__OBJECTIVE__: In the entries below, which lines run from the one containing "Convert this chart to D3.js code." to the one containing "0.95, 1, 1.05];"? Copy exactly those lines, ends included, and no others.

══ AVAILABLE DATA ══

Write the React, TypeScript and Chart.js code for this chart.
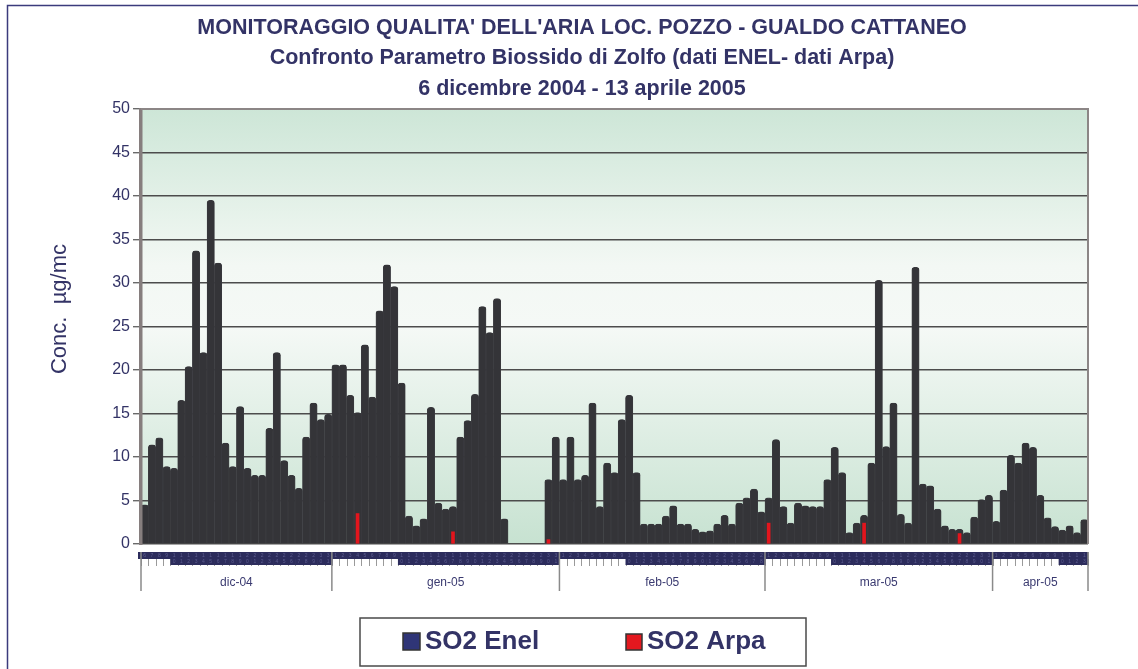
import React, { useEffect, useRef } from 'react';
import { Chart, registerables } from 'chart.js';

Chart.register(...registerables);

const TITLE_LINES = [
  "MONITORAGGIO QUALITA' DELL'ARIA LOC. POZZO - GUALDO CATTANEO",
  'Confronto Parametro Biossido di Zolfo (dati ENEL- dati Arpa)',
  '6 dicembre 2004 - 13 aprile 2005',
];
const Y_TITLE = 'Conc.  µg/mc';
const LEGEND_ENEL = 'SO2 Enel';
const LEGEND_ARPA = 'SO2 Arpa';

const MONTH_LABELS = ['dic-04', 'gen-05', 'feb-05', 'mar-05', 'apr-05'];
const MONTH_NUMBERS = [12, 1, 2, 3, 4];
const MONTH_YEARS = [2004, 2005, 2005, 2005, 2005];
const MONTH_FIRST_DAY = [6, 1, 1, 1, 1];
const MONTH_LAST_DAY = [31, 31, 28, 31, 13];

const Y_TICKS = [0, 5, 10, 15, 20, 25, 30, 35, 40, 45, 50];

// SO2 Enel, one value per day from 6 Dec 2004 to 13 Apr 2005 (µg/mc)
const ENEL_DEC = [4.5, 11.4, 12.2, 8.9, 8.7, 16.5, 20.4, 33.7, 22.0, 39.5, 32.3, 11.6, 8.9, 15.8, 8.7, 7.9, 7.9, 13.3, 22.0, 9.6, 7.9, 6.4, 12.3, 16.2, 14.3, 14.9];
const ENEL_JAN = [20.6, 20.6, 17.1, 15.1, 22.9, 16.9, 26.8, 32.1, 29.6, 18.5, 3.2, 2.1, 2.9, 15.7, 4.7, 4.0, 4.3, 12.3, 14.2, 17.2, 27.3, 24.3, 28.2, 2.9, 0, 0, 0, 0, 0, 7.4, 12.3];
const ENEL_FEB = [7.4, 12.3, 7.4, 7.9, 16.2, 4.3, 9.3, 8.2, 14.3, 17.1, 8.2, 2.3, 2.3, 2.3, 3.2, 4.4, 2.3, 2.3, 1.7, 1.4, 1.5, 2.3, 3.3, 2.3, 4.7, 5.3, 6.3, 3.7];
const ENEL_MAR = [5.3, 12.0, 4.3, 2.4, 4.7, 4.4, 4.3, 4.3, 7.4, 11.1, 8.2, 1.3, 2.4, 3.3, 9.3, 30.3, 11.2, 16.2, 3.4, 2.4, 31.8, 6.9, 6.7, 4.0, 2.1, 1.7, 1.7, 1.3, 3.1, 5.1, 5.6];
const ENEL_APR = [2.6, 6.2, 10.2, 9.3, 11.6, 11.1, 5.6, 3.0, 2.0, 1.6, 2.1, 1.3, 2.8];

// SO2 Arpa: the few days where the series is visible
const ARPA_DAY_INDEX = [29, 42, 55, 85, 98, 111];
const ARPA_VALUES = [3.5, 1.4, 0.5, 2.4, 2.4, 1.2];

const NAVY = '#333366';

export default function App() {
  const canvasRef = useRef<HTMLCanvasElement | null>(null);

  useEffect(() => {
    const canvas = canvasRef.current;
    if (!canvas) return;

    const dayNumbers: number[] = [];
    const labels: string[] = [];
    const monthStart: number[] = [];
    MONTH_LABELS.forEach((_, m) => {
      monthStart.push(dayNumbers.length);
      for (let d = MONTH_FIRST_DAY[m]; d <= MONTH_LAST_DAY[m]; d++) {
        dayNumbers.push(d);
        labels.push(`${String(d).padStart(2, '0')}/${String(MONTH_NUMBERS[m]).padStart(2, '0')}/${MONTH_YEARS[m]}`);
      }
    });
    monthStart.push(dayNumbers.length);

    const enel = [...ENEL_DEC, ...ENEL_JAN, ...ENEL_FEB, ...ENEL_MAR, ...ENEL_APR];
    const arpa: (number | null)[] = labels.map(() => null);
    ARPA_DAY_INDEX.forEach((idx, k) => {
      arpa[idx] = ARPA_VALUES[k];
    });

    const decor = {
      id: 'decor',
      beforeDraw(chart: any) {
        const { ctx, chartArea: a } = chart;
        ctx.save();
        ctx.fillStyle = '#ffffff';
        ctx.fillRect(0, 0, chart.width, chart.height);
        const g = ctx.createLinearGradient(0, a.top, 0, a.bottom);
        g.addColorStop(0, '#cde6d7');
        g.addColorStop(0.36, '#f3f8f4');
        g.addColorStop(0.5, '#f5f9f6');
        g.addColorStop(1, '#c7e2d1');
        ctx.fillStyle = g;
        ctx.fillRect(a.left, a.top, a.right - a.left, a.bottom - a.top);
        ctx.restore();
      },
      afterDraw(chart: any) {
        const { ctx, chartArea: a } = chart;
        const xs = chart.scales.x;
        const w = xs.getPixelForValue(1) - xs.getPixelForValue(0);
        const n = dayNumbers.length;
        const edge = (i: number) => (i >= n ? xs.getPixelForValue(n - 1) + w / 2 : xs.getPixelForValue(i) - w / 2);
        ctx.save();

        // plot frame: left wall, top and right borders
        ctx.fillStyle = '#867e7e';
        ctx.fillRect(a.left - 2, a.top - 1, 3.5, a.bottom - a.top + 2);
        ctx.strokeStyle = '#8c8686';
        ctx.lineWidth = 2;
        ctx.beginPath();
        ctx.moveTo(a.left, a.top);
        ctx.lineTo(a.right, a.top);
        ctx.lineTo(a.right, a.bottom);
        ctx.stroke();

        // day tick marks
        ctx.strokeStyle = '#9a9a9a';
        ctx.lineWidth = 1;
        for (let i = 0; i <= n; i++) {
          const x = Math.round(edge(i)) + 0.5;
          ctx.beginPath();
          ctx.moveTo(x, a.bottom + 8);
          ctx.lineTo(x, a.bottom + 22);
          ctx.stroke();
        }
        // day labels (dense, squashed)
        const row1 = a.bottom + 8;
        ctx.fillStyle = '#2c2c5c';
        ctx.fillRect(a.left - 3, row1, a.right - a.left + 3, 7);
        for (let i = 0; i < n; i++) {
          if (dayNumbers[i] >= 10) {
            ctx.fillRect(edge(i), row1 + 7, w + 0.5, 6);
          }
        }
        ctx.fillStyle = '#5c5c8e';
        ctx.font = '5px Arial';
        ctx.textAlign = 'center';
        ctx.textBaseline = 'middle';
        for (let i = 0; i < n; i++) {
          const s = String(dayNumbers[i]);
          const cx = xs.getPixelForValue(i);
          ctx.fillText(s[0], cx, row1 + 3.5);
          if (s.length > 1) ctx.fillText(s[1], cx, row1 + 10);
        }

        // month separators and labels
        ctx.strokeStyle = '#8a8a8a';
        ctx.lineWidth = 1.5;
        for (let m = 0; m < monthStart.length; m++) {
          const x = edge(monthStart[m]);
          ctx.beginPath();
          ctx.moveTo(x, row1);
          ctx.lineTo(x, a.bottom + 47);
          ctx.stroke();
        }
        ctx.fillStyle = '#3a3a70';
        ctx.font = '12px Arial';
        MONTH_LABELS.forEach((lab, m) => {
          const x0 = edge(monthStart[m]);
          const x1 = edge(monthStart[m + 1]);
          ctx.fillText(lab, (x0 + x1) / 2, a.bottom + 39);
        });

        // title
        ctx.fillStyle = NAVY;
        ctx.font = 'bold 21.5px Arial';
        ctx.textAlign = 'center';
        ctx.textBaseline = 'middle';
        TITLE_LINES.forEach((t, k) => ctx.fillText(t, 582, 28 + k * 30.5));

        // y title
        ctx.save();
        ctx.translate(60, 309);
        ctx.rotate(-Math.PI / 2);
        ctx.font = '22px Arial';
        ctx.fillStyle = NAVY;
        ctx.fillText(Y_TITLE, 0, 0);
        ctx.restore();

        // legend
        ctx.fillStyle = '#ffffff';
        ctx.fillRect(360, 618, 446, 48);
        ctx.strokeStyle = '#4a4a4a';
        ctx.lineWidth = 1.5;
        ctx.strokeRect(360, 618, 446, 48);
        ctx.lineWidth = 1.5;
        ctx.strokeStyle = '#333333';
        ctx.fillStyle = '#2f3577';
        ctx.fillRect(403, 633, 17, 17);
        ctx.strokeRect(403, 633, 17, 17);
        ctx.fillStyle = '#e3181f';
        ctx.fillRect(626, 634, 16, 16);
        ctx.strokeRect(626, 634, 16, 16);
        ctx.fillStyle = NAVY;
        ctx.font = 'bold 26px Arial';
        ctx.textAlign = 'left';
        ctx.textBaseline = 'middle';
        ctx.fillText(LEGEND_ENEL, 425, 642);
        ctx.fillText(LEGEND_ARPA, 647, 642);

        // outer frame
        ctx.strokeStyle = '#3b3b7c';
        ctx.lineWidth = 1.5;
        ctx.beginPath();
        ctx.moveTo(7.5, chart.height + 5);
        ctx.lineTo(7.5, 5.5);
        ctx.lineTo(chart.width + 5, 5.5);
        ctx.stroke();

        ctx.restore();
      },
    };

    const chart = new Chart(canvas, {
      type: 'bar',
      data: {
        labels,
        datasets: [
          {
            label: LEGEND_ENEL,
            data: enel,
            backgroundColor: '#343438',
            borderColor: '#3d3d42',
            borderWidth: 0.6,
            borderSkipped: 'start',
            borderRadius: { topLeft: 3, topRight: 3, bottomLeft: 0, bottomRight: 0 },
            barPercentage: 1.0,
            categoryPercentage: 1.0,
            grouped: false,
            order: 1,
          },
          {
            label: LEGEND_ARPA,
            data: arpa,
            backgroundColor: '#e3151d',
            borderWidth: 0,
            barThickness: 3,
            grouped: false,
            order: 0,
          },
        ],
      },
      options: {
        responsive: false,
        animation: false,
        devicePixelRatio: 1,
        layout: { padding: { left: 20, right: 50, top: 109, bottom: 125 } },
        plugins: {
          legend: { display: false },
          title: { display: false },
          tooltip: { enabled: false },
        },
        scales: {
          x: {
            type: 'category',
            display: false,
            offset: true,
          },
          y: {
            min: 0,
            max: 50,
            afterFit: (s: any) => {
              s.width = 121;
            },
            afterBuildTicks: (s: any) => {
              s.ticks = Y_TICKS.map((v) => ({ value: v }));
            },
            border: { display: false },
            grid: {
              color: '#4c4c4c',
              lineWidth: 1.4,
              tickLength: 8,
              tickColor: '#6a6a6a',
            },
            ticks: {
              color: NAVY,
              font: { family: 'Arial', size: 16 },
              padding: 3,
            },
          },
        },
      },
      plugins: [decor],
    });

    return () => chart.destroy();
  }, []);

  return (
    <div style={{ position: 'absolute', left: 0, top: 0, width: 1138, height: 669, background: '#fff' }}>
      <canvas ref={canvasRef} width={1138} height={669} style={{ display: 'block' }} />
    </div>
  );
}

═══
══ AVAILABLE DATA ══

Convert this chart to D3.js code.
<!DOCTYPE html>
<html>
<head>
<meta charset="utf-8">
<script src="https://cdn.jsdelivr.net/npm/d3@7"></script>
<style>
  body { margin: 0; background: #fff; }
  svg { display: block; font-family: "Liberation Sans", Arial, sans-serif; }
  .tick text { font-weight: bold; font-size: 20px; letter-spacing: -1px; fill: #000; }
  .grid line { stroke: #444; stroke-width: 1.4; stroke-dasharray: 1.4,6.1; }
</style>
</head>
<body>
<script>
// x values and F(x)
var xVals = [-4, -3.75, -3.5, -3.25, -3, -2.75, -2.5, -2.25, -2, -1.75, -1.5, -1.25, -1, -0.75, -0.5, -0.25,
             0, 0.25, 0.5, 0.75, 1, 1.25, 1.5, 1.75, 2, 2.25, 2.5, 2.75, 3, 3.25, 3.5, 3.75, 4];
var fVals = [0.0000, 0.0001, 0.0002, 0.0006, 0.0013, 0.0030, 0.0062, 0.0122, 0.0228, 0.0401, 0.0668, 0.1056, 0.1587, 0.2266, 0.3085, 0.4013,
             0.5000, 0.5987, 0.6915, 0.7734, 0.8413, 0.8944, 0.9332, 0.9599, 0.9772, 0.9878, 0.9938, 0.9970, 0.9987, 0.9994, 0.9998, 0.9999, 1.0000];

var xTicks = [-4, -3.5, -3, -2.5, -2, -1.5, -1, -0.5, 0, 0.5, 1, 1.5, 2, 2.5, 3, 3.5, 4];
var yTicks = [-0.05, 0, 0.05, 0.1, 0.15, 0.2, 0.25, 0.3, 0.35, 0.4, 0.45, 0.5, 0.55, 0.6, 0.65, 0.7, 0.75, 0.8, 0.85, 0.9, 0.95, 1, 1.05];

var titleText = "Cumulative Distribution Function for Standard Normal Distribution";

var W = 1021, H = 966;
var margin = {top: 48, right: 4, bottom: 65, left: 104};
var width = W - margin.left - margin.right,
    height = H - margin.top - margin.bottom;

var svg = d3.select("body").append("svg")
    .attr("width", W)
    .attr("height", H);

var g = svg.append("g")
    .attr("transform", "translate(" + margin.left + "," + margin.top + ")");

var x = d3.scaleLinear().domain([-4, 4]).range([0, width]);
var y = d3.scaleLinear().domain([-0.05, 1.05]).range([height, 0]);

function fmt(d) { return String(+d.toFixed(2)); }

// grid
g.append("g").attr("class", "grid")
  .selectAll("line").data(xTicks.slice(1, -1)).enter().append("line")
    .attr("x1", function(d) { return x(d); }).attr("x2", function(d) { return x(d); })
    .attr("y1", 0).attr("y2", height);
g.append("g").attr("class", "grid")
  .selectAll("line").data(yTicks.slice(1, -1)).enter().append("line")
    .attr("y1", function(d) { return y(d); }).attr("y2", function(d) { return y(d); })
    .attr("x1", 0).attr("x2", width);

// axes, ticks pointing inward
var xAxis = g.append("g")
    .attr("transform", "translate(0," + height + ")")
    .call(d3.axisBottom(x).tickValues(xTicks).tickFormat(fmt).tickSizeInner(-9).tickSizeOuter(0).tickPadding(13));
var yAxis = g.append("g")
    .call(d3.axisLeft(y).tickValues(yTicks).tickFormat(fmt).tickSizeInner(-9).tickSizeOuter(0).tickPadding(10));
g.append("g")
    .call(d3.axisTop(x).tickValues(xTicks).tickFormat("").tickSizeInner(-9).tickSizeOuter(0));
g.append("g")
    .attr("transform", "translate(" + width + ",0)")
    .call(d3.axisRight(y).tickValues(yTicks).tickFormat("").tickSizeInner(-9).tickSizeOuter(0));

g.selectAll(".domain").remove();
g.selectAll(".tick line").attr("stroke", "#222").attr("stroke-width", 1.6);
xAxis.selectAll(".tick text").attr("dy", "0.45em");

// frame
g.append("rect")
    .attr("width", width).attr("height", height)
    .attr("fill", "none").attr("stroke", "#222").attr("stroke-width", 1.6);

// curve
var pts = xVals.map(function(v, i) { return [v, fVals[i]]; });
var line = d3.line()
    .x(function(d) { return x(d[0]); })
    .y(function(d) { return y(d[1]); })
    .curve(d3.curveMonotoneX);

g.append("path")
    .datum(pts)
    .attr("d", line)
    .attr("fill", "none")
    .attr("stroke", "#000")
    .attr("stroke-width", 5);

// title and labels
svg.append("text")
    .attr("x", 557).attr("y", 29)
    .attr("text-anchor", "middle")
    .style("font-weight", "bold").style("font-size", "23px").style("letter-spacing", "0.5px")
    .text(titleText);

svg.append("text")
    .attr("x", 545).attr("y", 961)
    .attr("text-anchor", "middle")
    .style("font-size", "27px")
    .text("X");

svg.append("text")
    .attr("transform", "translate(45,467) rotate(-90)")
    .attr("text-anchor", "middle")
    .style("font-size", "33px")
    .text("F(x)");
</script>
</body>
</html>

═══
══ AVAILABLE DATA ══

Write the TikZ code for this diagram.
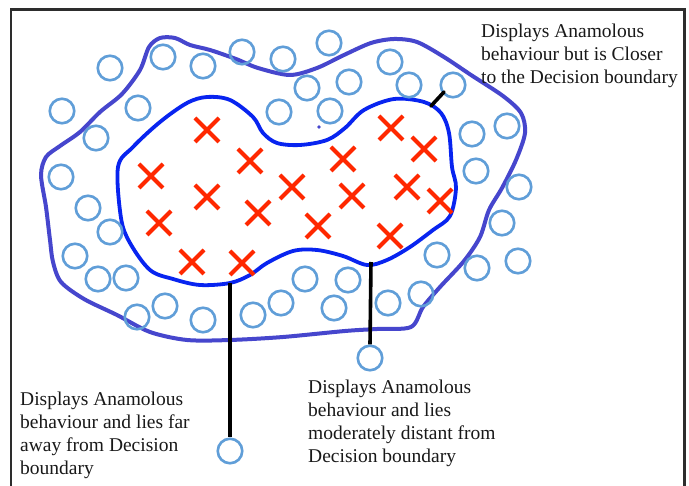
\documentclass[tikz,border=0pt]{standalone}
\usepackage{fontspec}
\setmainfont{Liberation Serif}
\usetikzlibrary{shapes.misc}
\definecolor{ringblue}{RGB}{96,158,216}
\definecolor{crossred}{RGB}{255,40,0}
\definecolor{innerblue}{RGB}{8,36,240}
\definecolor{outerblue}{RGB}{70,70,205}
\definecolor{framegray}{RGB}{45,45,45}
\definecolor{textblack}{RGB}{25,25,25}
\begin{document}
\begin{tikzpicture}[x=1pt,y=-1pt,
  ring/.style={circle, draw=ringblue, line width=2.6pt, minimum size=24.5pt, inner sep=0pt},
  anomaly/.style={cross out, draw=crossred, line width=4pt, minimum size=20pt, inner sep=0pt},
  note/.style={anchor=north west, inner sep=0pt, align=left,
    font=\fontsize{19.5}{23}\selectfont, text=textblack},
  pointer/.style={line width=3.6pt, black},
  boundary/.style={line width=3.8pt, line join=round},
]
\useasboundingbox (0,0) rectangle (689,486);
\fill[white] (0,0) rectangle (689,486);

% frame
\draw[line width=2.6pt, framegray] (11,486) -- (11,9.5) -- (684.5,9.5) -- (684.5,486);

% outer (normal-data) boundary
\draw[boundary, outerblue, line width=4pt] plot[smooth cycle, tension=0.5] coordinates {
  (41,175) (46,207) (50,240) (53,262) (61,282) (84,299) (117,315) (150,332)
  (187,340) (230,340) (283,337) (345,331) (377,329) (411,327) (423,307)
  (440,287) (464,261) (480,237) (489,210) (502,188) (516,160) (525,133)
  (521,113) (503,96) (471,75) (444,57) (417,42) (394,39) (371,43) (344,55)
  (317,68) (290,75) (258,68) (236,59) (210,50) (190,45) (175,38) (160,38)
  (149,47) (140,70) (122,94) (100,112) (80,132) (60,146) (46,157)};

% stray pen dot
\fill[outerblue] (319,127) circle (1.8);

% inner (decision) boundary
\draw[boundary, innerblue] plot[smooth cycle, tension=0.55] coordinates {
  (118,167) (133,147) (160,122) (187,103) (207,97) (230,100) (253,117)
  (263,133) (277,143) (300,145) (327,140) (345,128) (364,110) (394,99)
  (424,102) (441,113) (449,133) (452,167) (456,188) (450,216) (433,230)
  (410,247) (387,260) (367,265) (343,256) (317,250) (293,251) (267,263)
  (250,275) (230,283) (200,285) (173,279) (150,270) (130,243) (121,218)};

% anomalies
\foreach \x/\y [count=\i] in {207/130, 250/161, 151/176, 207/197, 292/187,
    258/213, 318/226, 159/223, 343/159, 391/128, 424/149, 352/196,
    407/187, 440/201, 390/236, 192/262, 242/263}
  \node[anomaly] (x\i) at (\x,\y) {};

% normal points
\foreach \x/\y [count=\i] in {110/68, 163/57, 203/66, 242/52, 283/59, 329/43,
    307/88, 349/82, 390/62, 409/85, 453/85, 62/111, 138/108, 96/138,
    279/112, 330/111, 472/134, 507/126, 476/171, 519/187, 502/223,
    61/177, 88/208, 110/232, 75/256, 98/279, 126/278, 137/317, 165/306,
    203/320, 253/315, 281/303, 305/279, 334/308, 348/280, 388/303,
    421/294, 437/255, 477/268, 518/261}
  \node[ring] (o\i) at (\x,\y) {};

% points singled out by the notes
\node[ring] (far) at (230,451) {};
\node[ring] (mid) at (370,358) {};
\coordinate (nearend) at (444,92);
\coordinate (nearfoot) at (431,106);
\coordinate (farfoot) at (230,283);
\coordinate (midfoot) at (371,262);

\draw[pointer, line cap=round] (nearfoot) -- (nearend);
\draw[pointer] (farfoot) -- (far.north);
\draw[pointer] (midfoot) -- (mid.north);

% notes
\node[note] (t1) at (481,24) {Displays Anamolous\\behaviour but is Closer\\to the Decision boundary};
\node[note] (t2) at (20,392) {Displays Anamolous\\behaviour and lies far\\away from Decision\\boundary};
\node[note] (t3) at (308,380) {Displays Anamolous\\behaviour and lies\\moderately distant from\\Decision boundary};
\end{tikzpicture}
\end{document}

═══

__RESULT__:
Convert this chart to D3.js code.
<!DOCTYPE html>
<html>
<head>
<meta charset="utf-8">
<script src="https://cdn.jsdelivr.net/npm/d3@7"></script>
<style>
  body { margin: 0; background: #fff; }
  svg { display: block; font-family: "Liberation Sans", Arial, sans-serif; }
  .tick text { font-weight: bold; font-size: 20px; letter-spacing: -1px; fill: #000; }
  .grid line { stroke: #444; stroke-width: 1.4; stroke-dasharray: 1.4,6.1; }
</style>
</head>
<body>
<script>
// x values and F(x)
var xVals = [-4, -3.75, -3.5, -3.25, -3, -2.75, -2.5, -2.25, -2, -1.75, -1.5, -1.25, -1, -0.75, -0.5, -0.25,
             0, 0.25, 0.5, 0.75, 1, 1.25, 1.5, 1.75, 2, 2.25, 2.5, 2.75, 3, 3.25, 3.5, 3.75, 4];
var fVals = [0.0000, 0.0001, 0.0002, 0.0006, 0.0013, 0.0030, 0.0062, 0.0122, 0.0228, 0.0401, 0.0668, 0.1056, 0.1587, 0.2266, 0.3085, 0.4013,
             0.5000, 0.5987, 0.6915, 0.7734, 0.8413, 0.8944, 0.9332, 0.9599, 0.9772, 0.9878, 0.9938, 0.9970, 0.9987, 0.9994, 0.9998, 0.9999, 1.0000];

var xTicks = [-4, -3.5, -3, -2.5, -2, -1.5, -1, -0.5, 0, 0.5, 1, 1.5, 2, 2.5, 3, 3.5, 4];
var yTicks = [-0.05, 0, 0.05, 0.1, 0.15, 0.2, 0.25, 0.3, 0.35, 0.4, 0.45, 0.5, 0.55, 0.6, 0.65, 0.7, 0.75, 0.8, 0.85, 0.9, 0.95, 1, 1.05];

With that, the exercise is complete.